Ира обняла, стала успокаивать, отвлекать.
– Не дозвонилась пока. Пойдем лучше клеить, что тут сидеть. В школе были?
- Да, еще утром, - все еще всхлипывала Светка, - и следователь был. Ничего.
И опять эта электронная смартфонная мелодия… Из милиции. Ее затрясло, боялась взять, услышать… вдруг… а вдруг…
- Да.
- Здравствуйте, капитан Семинихин. Нашли вашего мальчика. В порядке он. С психологом сейчас разговаривает. Травм нет, врач смотрел. Приезжайте. Шестое отделение милиции Мытищинского района…

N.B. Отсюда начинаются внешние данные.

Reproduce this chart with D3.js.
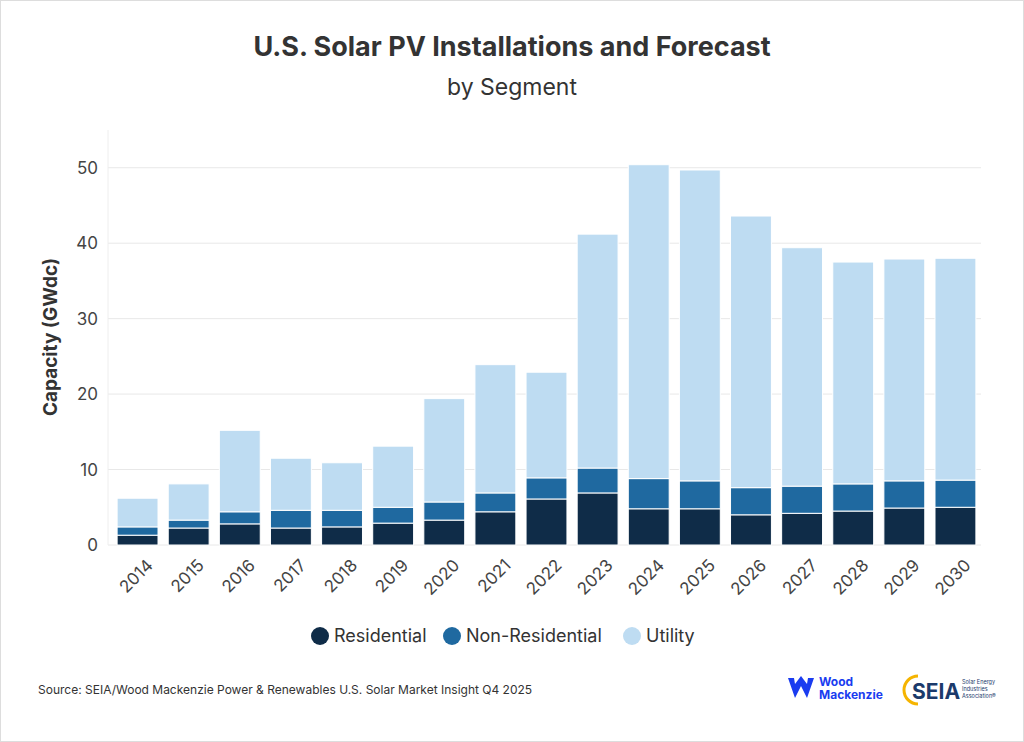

Словно тонна железа с души, и вздохнула, задышала полной грудью.
– Да-да, спасибо, мы сейчас приедем.
– Знаете, как ехать…
Она уже не слушала.
– Да-да, уже едем.
Отключила и поскорее набрала Вадиму. Сказал, сейчас подъедет на машине. Но не сиделось, не могла ждать, побежала навстречу, накинула куртку, обняла Ирку.
– Вот ведь засранец! Никаких ему больше конфет от меня не будет, – ругалась Ирка, и тут же смягчилась, уже в дверях попросила: – Ты уж его не ругай только, дурака такого.
Дождь накрапывал, бил по стеклу, дворники не успевали, стекло запотевало. Ехали медленно, стояли в пробке, она просила, умоляла быстрее, рвалась раненой птицей. Вадим выжимал газ, расспрашивал и успокаивал. Договорились, не ругать Вовку. И Вадим вдруг поцеловал, как раньше, как уже давно не целовал… И только пролетело в голове: «Какое счастье, что он есть, что он здесь, рядом, и что Вовка нашелся, спасибо тебе, Господи».
Она влетела в отделение, не дожидаясь Вадима, закрывавшего машину. Вовка сидел за компьютером и играл. Увидел, обрадовался, кинулся на шею:
- Мама!
Прижался щекой и зашептал: «Мам, прости меня, я боялся, ты ругаться будешь. Я просто хотел, чтоб вы с папой помирились. Я так в кино видел».
Она кивала, обнимала крепко-крепко, и слезы сами катились.
- Вовка, ну ты что, где же ты был, мы чуть с ума не сошли?! Ну что ты?!
Вовка стирал руками слезы с ее щек: «Мам, мамочка, не плачь, я больше так никогда не буду. Я в подъезде был. В доме, который ремонтируют, там тепло было, ты не волнуйся».
И сам заплакал.
Вадька, застывший сначала в дверях, не выдержал, подошел к ним и обнял еще крепче, их двоих, вернее, уже троих.
Следователь что-то говорил Вадиму, давал бумаги на подпись, но он не слышал.
Вовка улыбался и думал, если все уже хорошо, можно ли сейчас попросить трансформера, которого обещали на Новый год, или лучше подождать до вечера.
За окном пошел снег. Первый в этом году. Он был еще слабый. Он только начинался, летел и таял, и превращался в дождь.